Something wicked this way comes*
it drifts like vapours
among the trees and beyond the rocks
it wafts through towns and villages
in hidden alleyways and narrow streets
it ducks behind cars and carts
hovers motionless behind a statue
and lurks among shadows
lying in wait
for its next victims
Using gas warfare as a metaphor for insurgency, Lawrence wrote that to control the land they occupied, the Turks "would have need of a fortified post every four square miles and a post could not be less than 20 men. The Turks would need 600,000 men to meet the combined ill wills of all the local Arab people. They had 100,000 men available."
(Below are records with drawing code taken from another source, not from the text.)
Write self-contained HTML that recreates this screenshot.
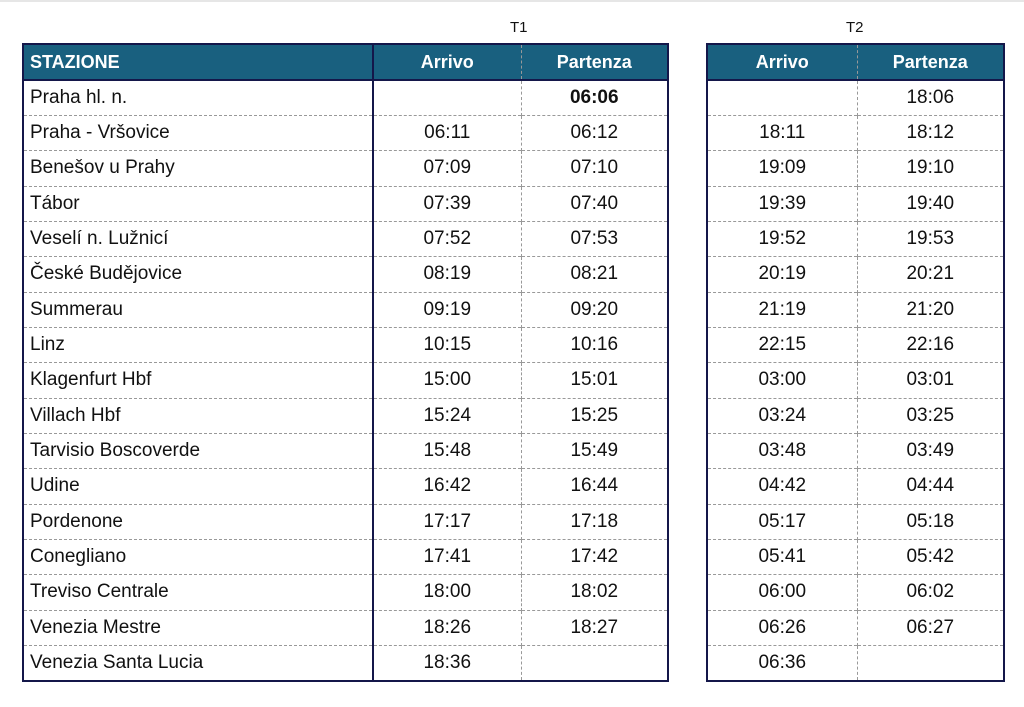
<!DOCTYPE html>
<html><head><meta charset="utf-8"><style>
body{margin:0;width:1024px;height:707px;background:#fff;position:relative;overflow:hidden;font-family:"Liberation Sans",Arial,sans-serif;}
.topline{position:absolute;left:0;top:0;width:1024px;height:2px;background:#e6e6e6;}
.lbl{position:absolute;top:19px;font-size:15px;color:#111;}
table{position:absolute;top:43px;border-collapse:collapse;border:2px solid #14174a;table-layout:fixed;}
td,th{height:35.35px;padding:0;font-size:19px;color:#111;text-align:center;border-top:1px dashed #999;border-left:1px dashed #999;box-sizing:border-box;}
th{height:36px;background:#19607f;color:#fff;font-weight:bold;font-size:18px;border-top:none;border-bottom:2px solid #14174a;}
td.s,th.s{text-align:left;padding-left:6px;}
.sep{border-left:2px solid #14174a;}
tr:nth-child(2) td{border-top:none;}
</style></head><body>
<div class="topline"></div>
<div class="lbl" style="left:510px">T1</div>
<div class="lbl" style="left:846px">T2</div>
<table style="left:22px;width:645px">
<colgroup><col style="width:350px"><col style="width:148px"><col style="width:147px"></colgroup>
<tr><th class="s">STAZIONE</th><th class="sep">Arrivo</th><th>Partenza</th></tr>
<tr><td class="s">Praha hl. n.</td><td class="sep"></td><td><b>06:06</b></td></tr>
<tr><td class="s">Praha - Vršovice</td><td class="sep">06:11</td><td>06:12</td></tr>
<tr><td class="s">Benešov u Prahy</td><td class="sep">07:09</td><td>07:10</td></tr>
<tr><td class="s">Tábor</td><td class="sep">07:39</td><td>07:40</td></tr>
<tr><td class="s">Veselí n. Lužnicí</td><td class="sep">07:52</td><td>07:53</td></tr>
<tr><td class="s">České Budějovice</td><td class="sep">08:19</td><td>08:21</td></tr>
<tr><td class="s">Summerau</td><td class="sep">09:19</td><td>09:20</td></tr>
<tr><td class="s">Linz</td><td class="sep">10:15</td><td>10:16</td></tr>
<tr><td class="s">Klagenfurt Hbf</td><td class="sep">15:00</td><td>15:01</td></tr>
<tr><td class="s">Villach Hbf</td><td class="sep">15:24</td><td>15:25</td></tr>
<tr><td class="s">Tarvisio Boscoverde</td><td class="sep">15:48</td><td>15:49</td></tr>
<tr><td class="s">Udine</td><td class="sep">16:42</td><td>16:44</td></tr>
<tr><td class="s">Pordenone</td><td class="sep">17:17</td><td>17:18</td></tr>
<tr><td class="s">Conegliano</td><td class="sep">17:41</td><td>17:42</td></tr>
<tr><td class="s">Treviso Centrale</td><td class="sep">18:00</td><td>18:02</td></tr>
<tr><td class="s">Venezia Mestre</td><td class="sep">18:26</td><td>18:27</td></tr>
<tr><td class="s">Venezia Santa Lucia</td><td class="sep">18:36</td><td></td></tr>
</table>
<table style="left:706px;width:297px">
<colgroup><col style="width:150px"><col style="width:147px"></colgroup>
<tr><th>Arrivo</th><th>Partenza</th></tr>
<tr><td></td><td>18:06</td></tr>
<tr><td>18:11</td><td>18:12</td></tr>
<tr><td>19:09</td><td>19:10</td></tr>
<tr><td>19:39</td><td>19:40</td></tr>
<tr><td>19:52</td><td>19:53</td></tr>
<tr><td>20:19</td><td>20:21</td></tr>
<tr><td>21:19</td><td>21:20</td></tr>
<tr><td>22:15</td><td>22:16</td></tr>
<tr><td>03:00</td><td>03:01</td></tr>
<tr><td>03:24</td><td>03:25</td></tr>
<tr><td>03:48</td><td>03:49</td></tr>
<tr><td>04:42</td><td>04:44</td></tr>
<tr><td>05:17</td><td>05:18</td></tr>
<tr><td>05:41</td><td>05:42</td></tr>
<tr><td>06:00</td><td>06:02</td></tr>
<tr><td>06:26</td><td>06:27</td></tr>
<tr><td>06:36</td><td></td></tr>
</table>
</body></html>
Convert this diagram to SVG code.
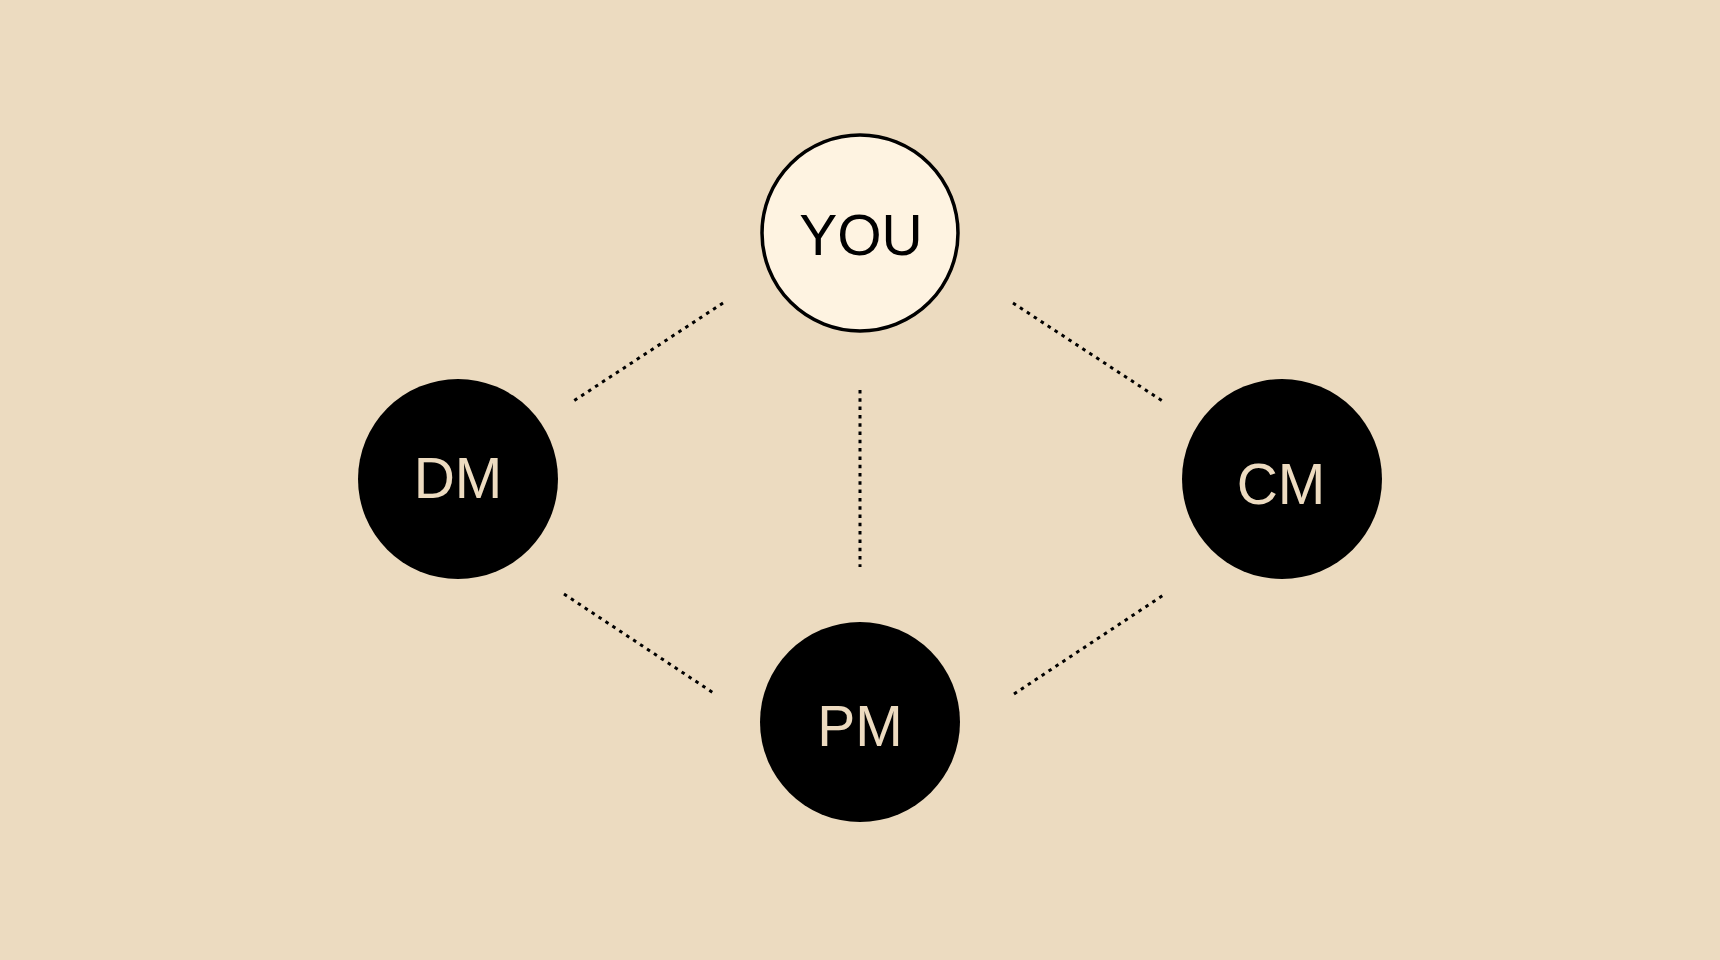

"Rebellion must have an unassailable base ...in the minds of men converted to its creed. It must have a sophisticated alien enemy, in the form of a disciplined army of occupation too small to fulfill the doctrine of acreage: too few to adjust number to space, in order to dominate the whole area effectively from fortified posts.
"It must have a friendly population, not actively friendly, but sympathetic to the point of not betraying rebel movements to the enemy. Rebellions can be made by 2 per cent active in a striking force and 98 per cent passively sympathetic ... Granted mobility, security ... time, and doctrine ... victory will rest with the insurgents, for the algebraical factors are in the end decisive and against them perfections of means and spirit struggle quite in vain."
*"Something wicked this way comes" is a phrase originating in Act IV Scene I of William Shakespeare's play Macbeth. The speaker is the second witch: "By the pricking of my thumbs, something wicked this way comes." By this point in the play, Macbeth has been revealed to be the wicked thing, as both a traitor and a murderer.